>>>

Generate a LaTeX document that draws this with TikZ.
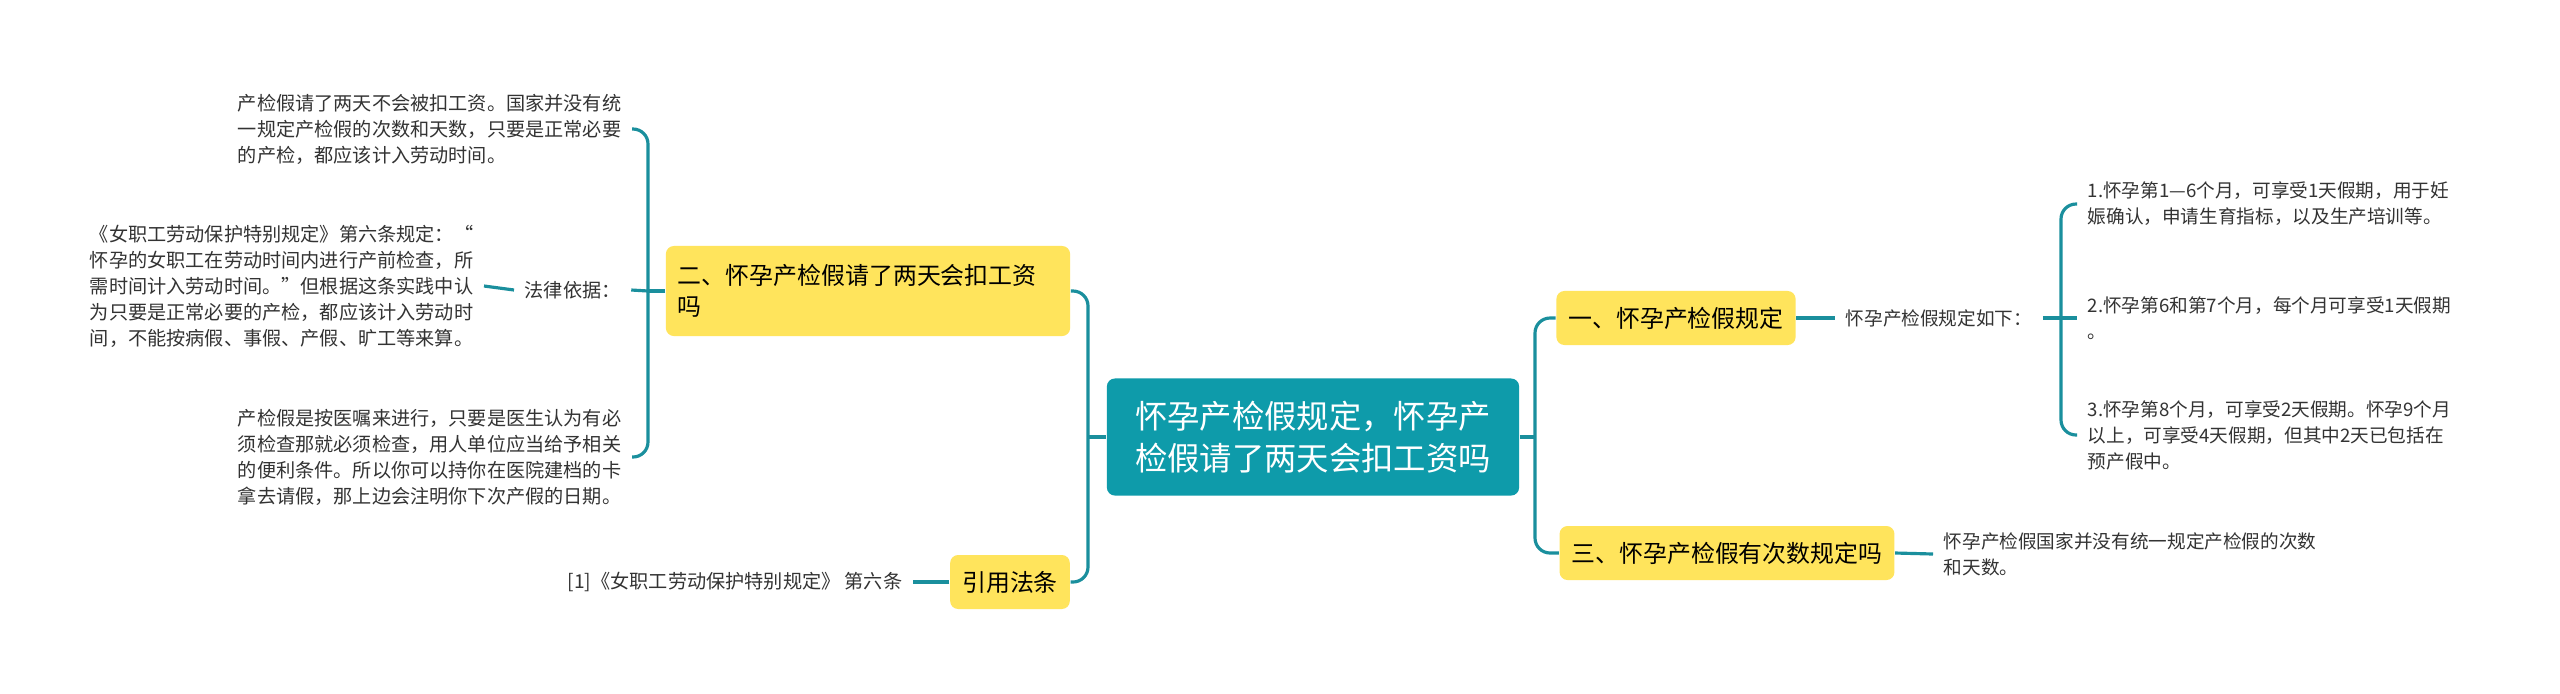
\documentclass[tikz,border=0pt]{standalone}
\usepackage{fontspec}
\setmainfont{Noto Sans CJK SC}

\tikzstyle{main-topic}=[rounded corners=0.08cm, fill={topic}, text=white, font=\fontsize{9.2pt}{12pt}\selectfont, align=center, minimum width=4.12cm, minimum height=1.17cm, inner sep=0pt]
\tikzstyle{sub-topic}=[rounded corners=0.08cm, fill={branch}, text=black, font=\fontsize{6.8pt}{8.8pt}\selectfont, align=left, inner xsep=0.12cm, minimum height=0.54cm]
\tikzstyle{leaf-text}=[text={leaf}, font=\fontsize{5.3pt}{7.4pt}\selectfont, align=left, inner xsep=0.1cm, inner ysep=0.05cm]
\tikzstyle{leaf-text-left}=[leaf-text, font=\fontsize{5.45pt}{7.4pt}\selectfont, anchor=east]
\tikzstyle{link}=[draw={connector}, line width=0.9pt, rounded corners=0.15cm]
\definecolor{topic}{HTML}{0E9BAA}
\definecolor{branch}{HTML}{FFE45C}
\definecolor{connector}{HTML}{1A8F9D}
\definecolor{leaf}{HTML}{333333}

\begin{document}
\begin{tikzpicture}[x=0.01cm, y=-0.01cm]
      \fill[white] (0,0) rectangle (2560,693);
      \useasboundingbox (0,0) rectangle (2560,693);

      % centre
      \node (main) at (1313, 437)
            [main-topic] {怀孕产检假规定，怀孕产\\检假请了两天会扣工资吗};

      % right side
      \node (rule) at (1676, 318)
            [sub-topic] {一、怀孕产检假规定};
      \node (count) at (1727, 553)
            [sub-topic] {三、怀孕产检假有次数规定吗};
      \node (rule-intro) at (1835, 318)
            [leaf-text, anchor=west] {怀孕产检假规定如下：};
      \node (rule1) at (2077, 204)
            [leaf-text, anchor=west] {1.怀孕第1—6个月，可享受1天假期，用于妊\\娠确认，申请生育指标，以及生产培训等。};
      \node (rule2) at (2077, 318)
            [leaf-text, anchor=west] {2.怀孕第6和第7个月，每个月可享受1天假期\\。};
      \node (rule3) at (2077, 435)
            [leaf-text, anchor=west] {3.怀孕第8个月，可享受2天假期。怀孕9个月\\以上，可享受4天假期，但其中2天已包括在\\预产假中。};
      \node (count-text) at (1933, 554)
            [leaf-text, anchor=west] {怀孕产检假国家并没有统一规定产检假的次数\\和天数。};
      \coordinate (right-trunk) at (1535, 437);
      \coordinate (rule-fork) at (2061, 318);

      % left side
      \node (wage) at (868, 291)
            [sub-topic, text width=3.8cm, minimum height=0.9cm] {二、怀孕产检假请了两天会扣工资\\吗};
      \node (cite) at (1010, 582)
            [sub-topic] {引用法条};
      \node (wage-a) at (632, 129)
            [leaf-text-left] {产检假请了两天不会被扣工资。国家并没有统\\一规定产检假的次数和天数，只要是正常必要\\的产检，都应该计入劳动时间。};
      \node (basis) at (514, 290)
            [leaf-text-left, anchor=west] {法律依据：};
      \node (basis-text) at (484, 286)
            [leaf-text-left] {《女职工劳动保护特别规定》第六条规定：“\\怀孕的女职工在劳动时间内进行产前检查，所\\需时间计入劳动时间。”但根据这条实践中认\\为只要是正常必要的产检，都应该计入劳动时\\间，不能按病假、事假、产假、旷工等来算。};
      \node (wage-b) at (632, 457)
            [leaf-text-left] {产检假是按医嘱来进行，只要是医生认为有必\\须检查那就必须检查，用人单位应当给予相关\\的便利条件。所以你可以持你在医院建档的卡\\拿去请假，那上边会注明你下次产假的日期。};
      \node (cite-text) at (913, 582)
            [leaf-text-left] {[1]《女职工劳动保护特别规定》 第六条};
      \coordinate (left-trunk) at (1088, 437);
      \coordinate (wage-fork) at (648, 291);

      % connectors
      \draw[link] (main.east) -- (right-trunk);
      \draw[link] (rule.west) -| (right-trunk) |- (count.west);
      \draw[link] (rule.east) -- (rule-intro.west);
      \draw[link] (rule-intro.east) -- (rule-fork);
      \draw[link] (rule1.west) -| (rule-fork) |- (rule3.west);
      \draw[link] (rule-fork) -- (rule2.west);
      \draw[link] (count.east) -- (count-text.west);
      \draw[link] (main.west) -- (left-trunk);
      \draw[link] (wage.east) -| (left-trunk) |- (cite.east);
      \draw[link] (wage.west) -- (wage-fork);
      \draw[link] (wage-a.east) -| (wage-fork) |- (wage-b.east);
      \draw[link] (wage-fork) -- (basis.east);
      \draw[link] (basis.west) -- (basis-text.east);
      \draw[link] (cite.west) -- (cite-text.east);
    \end{tikzpicture}
\end{document}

<<<

▶ _The task_
Each line of the data should be quoted exactly, with pictures left out.

▶ _Worked answer_
Generate a LaTeX document that draws this with TikZ.
\documentclass[tikz,border=0pt]{standalone}
\usepackage{fontspec}
\setmainfont{Noto Sans CJK SC}

\tikzstyle{main-topic}=[rounded corners=0.08cm, fill={topic}, text=white, font=\fontsize{9.2pt}{12pt}\selectfont, align=center, minimum width=4.12cm, minimum height=1.17cm, inner sep=0pt]
\tikzstyle{sub-topic}=[rounded corners=0.08cm, fill={branch}, text=black, font=\fontsize{6.8pt}{8.8pt}\selectfont, align=left, inner xsep=0.12cm, minimum height=0.54cm]
\tikzstyle{leaf-text}=[text={leaf}, font=\fontsize{5.3pt}{7.4pt}\selectfont, align=left, inner xsep=0.1cm, inner ysep=0.05cm]
\tikzstyle{leaf-text-left}=[leaf-text, font=\fontsize{5.45pt}{7.4pt}\selectfont, anchor=east]
\tikzstyle{link}=[draw={connector}, line width=0.9pt, rounded corners=0.15cm]
\definecolor{topic}{HTML}{0E9BAA}
\definecolor{branch}{HTML}{FFE45C}
\definecolor{connector}{HTML}{1A8F9D}
\definecolor{leaf}{HTML}{333333}

\begin{document}
\begin{tikzpicture}[x=0.01cm, y=-0.01cm]
      \fill[white] (0,0) rectangle (2560,693);
      \useasboundingbox (0,0) rectangle (2560,693);

      % centre
      \node (main) at (1313, 437)
            [main-topic] {怀孕产检假规定，怀孕产\\检假请了两天会扣工资吗};

      % right side
      \node (rule) at (1676, 318)
            [sub-topic] {一、怀孕产检假规定};
      \node (count) at (1727, 553)
            [sub-topic] {三、怀孕产检假有次数规定吗};
      \node (rule-intro) at (1835, 318)
            [leaf-text, anchor=west] {怀孕产检假规定如下：};
      \node (rule1) at (2077, 204)
            [leaf-text, anchor=west] {1.怀孕第1—6个月，可享受1天假期，用于妊\\娠确认，申请生育指标，以及生产培训等。};
      \node (rule2) at (2077, 318)
            [leaf-text, anchor=west] {2.怀孕第6和第7个月，每个月可享受1天假期\\。};
      \node (rule3) at (2077, 435)
            [leaf-text, anchor=west] {3.怀孕第8个月，可享受2天假期。怀孕9个月\\以上，可享受4天假期，但其中2天已包括在\\预产假中。};
      \node (count-text) at (1933, 554)
            [leaf-text, anchor=west] {怀孕产检假国家并没有统一规定产检假的次数\\和天数。};
      \coordinate (right-trunk) at (1535, 437);
      \coordinate (rule-fork) at (2061, 318);

      % left side
      \node (wage) at (868, 291)
            [sub-topic, text width=3.8cm, minimum height=0.9cm] {二、怀孕产检假请了两天会扣工资\\吗};
      \node (cite) at (1010, 582)
            [sub-topic] {引用法条};
      \node (wage-a) at (632, 129)
            [leaf-text-left] {产检假请了两天不会被扣工资。国家并没有统\\一规定产检假的次数和天数，只要是正常必要\\的产检，都应该计入劳动时间。};
      \node (basis) at (514, 290)
            [leaf-text-left, anchor=west] {法律依据：};
      \node (basis-text) at (484, 286)
            [leaf-text-left] {《女职工劳动保护特别规定》第六条规定：“\\怀孕的女职工在劳动时间内进行产前检查，所\\需时间计入劳动时间。”但根据这条实践中认\\为只要是正常必要的产检，都应该计入劳动时\\间，不能按病假、事假、产假、旷工等来算。};
      \node (wage-b) at (632, 457)
            [leaf-text-left] {产检假是按医嘱来进行，只要是医生认为有必\\须检查那就必须检查，用人单位应当给予相关\\的便利条件。所以你可以持你在医院建档的卡\\拿去请假，那上边会注明你下次产假的日期。};
      \node (cite-text) at (913, 582)
            [leaf-text-left] {[1]《女职工劳动保护特别规定》 第六条};
      \coordinate (left-trunk) at (1088, 437);
      \coordinate (wage-fork) at (648, 291);

      % connectors
      \draw[link] (main.east) -- (right-trunk);
      \draw[link] (rule.west) -| (right-trunk) |- (count.west);
      \draw[link] (rule.east) -- (rule-intro.west);
      \draw[link] (rule-intro.east) -- (rule-fork);
      \draw[link] (rule1.west) -| (rule-fork) |- (rule3.west);
      \draw[link] (rule-fork) -- (rule2.west);
      \draw[link] (count.east) -- (count-text.west);
      \draw[link] (main.west) -- (left-trunk);
      \draw[link] (wage.east) -| (left-trunk) |- (cite.east);
      \draw[link] (wage.west) -- (wage-fork);
      \draw[link] (wage-a.east) -| (wage-fork) |- (wage-b.east);
      \draw[link] (wage-fork) -- (basis.east);
      \draw[link] (basis.west) -- (basis-text.east);
      \draw[link] (cite.west) -- (cite-text.east);
    \end{tikzpicture}
\end{document}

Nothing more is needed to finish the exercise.